There was no smoke oozing out of any barbecue range and no eager customers hanging around the premises. After making sure it was really a Friday, we got out to find out what was gong on.  We were greeted by a couple of roughnecks who waved to some dirty plastic chairs for us to sit on. The place was downright seerly. As a matter of fact, we were the only ones sitting in a night-spot that once boasted a live band and guests spilling all over he place.
“Are you really sure this is the place you talked of so glowingly?” Flo’s brother wanted to know. “I know this is a slaughter house!” What gave him that idea, I bristled?  “I saw a couple coming out with a smirk on the man’s face … look, that’s another one!.  True enough, the girl walked behind the man as if trying to hide; her eyes fixed on the floor while the man strolled out casually.  What other proof did I need?  I asked one of the waiters what was going on. He said matter-of-factly that the place wasn’t making enough money to pay for the live band and dancers that came every weekend from a neighbouring country, so the place was turned into a `motel!’ I couldn’t believe it.
“Let’s get out of here, hissed Florence. Not until we sampled the cuisine I once tasted in this now seedy place, I vowed silently. The waiter looked at me as if I was nuts when I asked him for the treats, “no barbecue anything or any cooked delicacies”, he told me.  All they had were tried turkey wings and cold drinks!
Disappointed, we had to leave. It’s sad that a once bubbly and decent joint had to be turned into what it now is. In a country where motels and cinema houses happily give way to churches, it shouldn’t really be a surprise what the love of quick money could do!
In the end we just settled for a spot Florence’s brother took us. Not my cup of tea, but I couldn’t really protest after the fiasco of the ‘hot spot’ I first took them to.  We got home around 1 a.m., earlier than we had thought and I made straight for my room. My land phone came to life almost immediately. Who could that be  at this ungodly hour?  I was on the verge of switching off the ringer and ignore the phone when I changed my mind.  “Hello?” I snapped “Hello”, answered a croaky voice.
“Mandy! Is that you?” I asked, suddenly coming alive.  “What happened to your voice?” Mandy, a devil-may-care younger friend was having a one-night tryst with one of her loves and she’d excitedly told me they’d booked one of these swanky new exclusive hotels on the Island where you pay with hard currency. She was looking forward to having the experience of a lifetime. “It’s not my voice.  I hurt all over and I have to travel in a few hours’ time”, she croaked.
Mandy’s husband had already travelled and was on the long haul flight to the US. There was no way he could track her movement on the land line and she’d taken her mobile just in case.  She’d made the most of her one night of freedom to opt for a night of passion with her new found lover of four months. They’d had a few quickies which she’d raved so much about. A long night of passion would be like icing the entire cake. So, why was she now hurting all over?  Was he a pervert?  Did he beat her up”?  No, no, nothing like that”. Mandy quickly assured.  “Only, as soon as we checked in, he’d been like a prisoner just released after a long spell in jail without a woman.

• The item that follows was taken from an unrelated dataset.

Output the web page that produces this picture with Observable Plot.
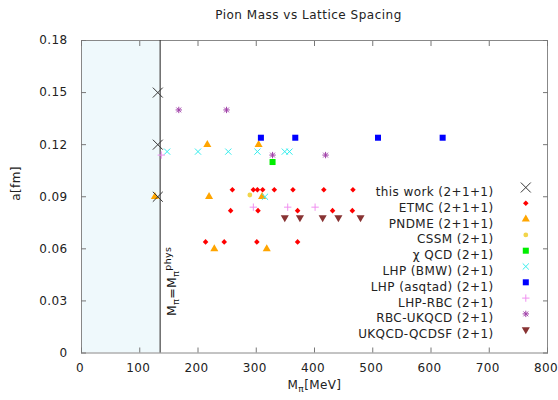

He was at it all night.  I haven’t slept a wink. … Are you laughing?” Laugh ke?  I said, dying to find out; what was gong on .. an exciting compensation for the lousy night I just had.  “So, what happened?”
“The man was insatiable”, she whined.  “We’ve made love four times now. At one stage, I had to hide in the bathroom, hoping that by the time I came out, he would have been tired enough to have fallen asleep. He was asleep all right, but as soon as I crawled in between the sheets, he pounced!” I could no longer suppress my laughter.  I hooted and hollered. You would have thought that this pair were a couple of teenagers who’d just discovered the joy of sex.  But no, Mandy is in her late 40s and her new Romeo is in his early 50s!  I’ve always believed that age shouldn’t be an issue when you’re onto a good thing – but four times in a row and still rearing to go!  What was the man trying to prove?  Unfortunately for Mandy, she couldn’t just get up and leave in the middle of the night with no car but her lover’s!
So, where was lover boy now? “Fast asleep, thank goodness”. Mandy whispered .. “I am only dreading when we wake up – he might start all over again. But I intend to wake up before he does and get fully dressed so I could go home.  My plane leaves later in the evening …”I won’t have the concluding part of this chapter of Mandy’s latest escapade until she comes back from her two weeks stint.  She must have been rushed off her feet not to have called from the airport before she left. My American visitors have now left with Florence vowing never to come back to Nigeria in a hurry.